I also sent a query letter to an agent who then asked to see my book proposal. Other than that, I haven’t really done much work on the manuscript itself. I did sign up for a revision class that Pioneer Valley Writers’ Workshop is offering, beginning in May, which will hopefully  jumpstart my revision process.

I have managed to continue to post every week even though sometimes it is hard to figure out what to write about. As far as tweeting goes, Wordle has transformed that process. I jumped on the Wordle bandwagon a few months ago before the New York Times bought it. Doing the game every day and then sharing it on Twitter has increased my tweeting output considerably. On the other hand, I am not sure figuring out the word every day is so great for my overall productivity and focus.

This is how the year has been going so far. I will keep you posted on any new developments in my revision and publishing endeavors.

 

Book Contest

As part of my never-ending quest to become a better writer, a while ago I subscribed to Writer’s Digest magazine. As a result, I get a lot of emails from them. One that I’ve been getting for a while concerned what they call a “trusted partner” Book Pipeline having a contest for unpublished manuscripts.

Initially I thought I wouldn’t be able to make the deadline because they wanted a book proposal, and I hadn’t really started working on that yet. However, on Sunday I got another email about the book  contest, and I decided to go for it even though the deadline was only five days away, Thursday March 10th.

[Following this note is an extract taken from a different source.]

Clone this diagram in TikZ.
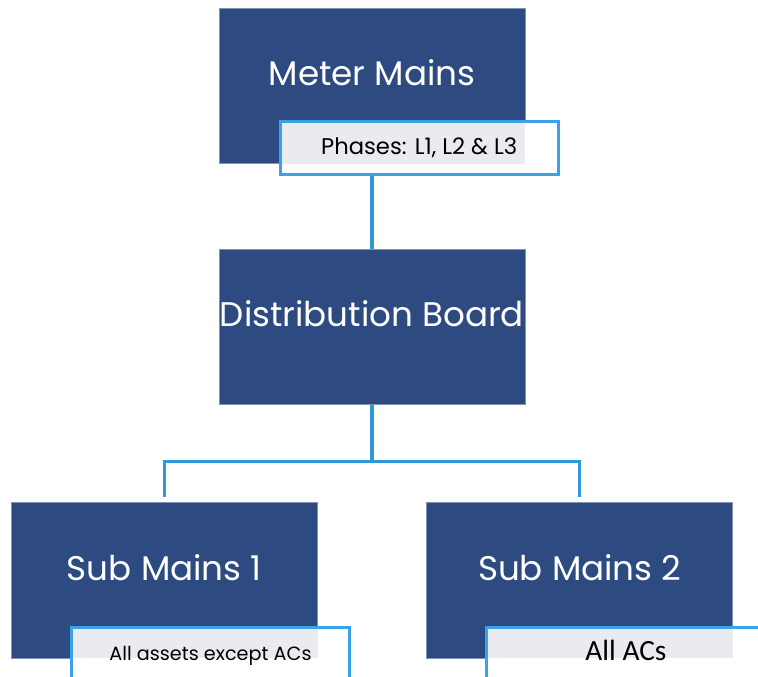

Deciding to enter the contest motivated me to try to fix my book proposal and I did it. I worked very hard the last few days and on Thursday I submitted the book proposal and my nine chapters, which are just the first draft, for the contest. I won’t hear about the results until October 10th but revising the book proposal to enter the contest means that it is now in decent enough shape that I can send to other publishers and agents along with query letters. Therefore, I don’t feel that I wasted time applying for the contest. Since finding out whether I’ve won or not won’t be for seven months, I will let you know then what happens.